* BEGIN *

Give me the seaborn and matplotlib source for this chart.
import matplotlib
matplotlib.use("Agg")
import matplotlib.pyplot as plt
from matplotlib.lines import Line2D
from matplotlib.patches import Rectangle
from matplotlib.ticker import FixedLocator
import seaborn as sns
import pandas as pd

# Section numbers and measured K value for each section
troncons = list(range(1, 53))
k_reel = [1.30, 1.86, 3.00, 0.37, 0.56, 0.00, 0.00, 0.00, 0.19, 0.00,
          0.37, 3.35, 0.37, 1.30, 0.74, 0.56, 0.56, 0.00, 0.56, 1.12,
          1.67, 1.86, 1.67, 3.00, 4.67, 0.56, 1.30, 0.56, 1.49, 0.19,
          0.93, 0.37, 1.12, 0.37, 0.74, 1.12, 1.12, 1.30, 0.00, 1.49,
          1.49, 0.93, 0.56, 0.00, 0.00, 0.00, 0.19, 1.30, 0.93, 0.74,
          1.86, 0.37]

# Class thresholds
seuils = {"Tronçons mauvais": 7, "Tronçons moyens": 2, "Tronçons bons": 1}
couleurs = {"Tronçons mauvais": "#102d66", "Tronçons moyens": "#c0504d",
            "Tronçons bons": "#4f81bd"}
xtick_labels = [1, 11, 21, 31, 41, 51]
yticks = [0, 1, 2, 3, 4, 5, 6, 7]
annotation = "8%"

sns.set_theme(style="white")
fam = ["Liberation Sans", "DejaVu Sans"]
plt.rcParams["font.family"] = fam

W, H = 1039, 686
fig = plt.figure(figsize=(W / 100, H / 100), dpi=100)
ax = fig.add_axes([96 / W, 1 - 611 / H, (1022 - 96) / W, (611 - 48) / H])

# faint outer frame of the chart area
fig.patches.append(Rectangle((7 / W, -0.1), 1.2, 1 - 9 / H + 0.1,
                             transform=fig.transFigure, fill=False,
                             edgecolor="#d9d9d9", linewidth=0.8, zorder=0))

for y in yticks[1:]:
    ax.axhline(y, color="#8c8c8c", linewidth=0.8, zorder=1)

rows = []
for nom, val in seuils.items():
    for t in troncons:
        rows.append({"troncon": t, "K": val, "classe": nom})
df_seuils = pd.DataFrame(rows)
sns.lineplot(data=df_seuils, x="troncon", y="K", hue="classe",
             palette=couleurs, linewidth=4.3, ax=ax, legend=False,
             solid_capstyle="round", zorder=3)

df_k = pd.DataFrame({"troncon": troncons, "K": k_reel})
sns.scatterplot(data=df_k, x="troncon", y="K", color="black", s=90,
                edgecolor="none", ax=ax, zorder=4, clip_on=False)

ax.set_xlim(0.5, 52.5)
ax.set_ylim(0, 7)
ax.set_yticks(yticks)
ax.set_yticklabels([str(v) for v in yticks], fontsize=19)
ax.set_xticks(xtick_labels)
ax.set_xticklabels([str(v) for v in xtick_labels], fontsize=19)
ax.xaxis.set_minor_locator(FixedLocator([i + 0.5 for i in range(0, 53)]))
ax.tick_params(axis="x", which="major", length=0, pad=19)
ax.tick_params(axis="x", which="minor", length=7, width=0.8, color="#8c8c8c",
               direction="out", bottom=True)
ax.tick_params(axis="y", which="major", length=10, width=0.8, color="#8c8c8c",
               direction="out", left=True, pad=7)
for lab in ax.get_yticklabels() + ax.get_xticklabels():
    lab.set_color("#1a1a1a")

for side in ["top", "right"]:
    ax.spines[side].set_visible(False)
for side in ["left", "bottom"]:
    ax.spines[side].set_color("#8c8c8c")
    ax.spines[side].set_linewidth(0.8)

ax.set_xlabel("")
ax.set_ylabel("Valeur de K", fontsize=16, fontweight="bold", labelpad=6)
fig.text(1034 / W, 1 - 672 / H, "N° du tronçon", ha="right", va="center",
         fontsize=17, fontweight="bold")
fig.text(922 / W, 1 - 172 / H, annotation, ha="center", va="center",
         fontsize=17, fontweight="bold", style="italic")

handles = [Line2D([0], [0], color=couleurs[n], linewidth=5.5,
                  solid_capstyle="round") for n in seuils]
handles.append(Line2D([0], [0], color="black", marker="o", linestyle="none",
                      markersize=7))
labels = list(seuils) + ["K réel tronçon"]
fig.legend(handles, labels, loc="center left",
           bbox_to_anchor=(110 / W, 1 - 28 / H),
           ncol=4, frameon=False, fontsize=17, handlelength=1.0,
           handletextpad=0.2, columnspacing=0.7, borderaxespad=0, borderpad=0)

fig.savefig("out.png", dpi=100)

* END *

Task description
Return each line with "matplotlib".

Response to the exercise
Give me the seaborn and matplotlib source for this chart.
import matplotlib
matplotlib.use("Agg")
import matplotlib.pyplot as plt
from matplotlib.lines import Line2D
from matplotlib.patches import Rectangle
from matplotlib.ticker import FixedLocator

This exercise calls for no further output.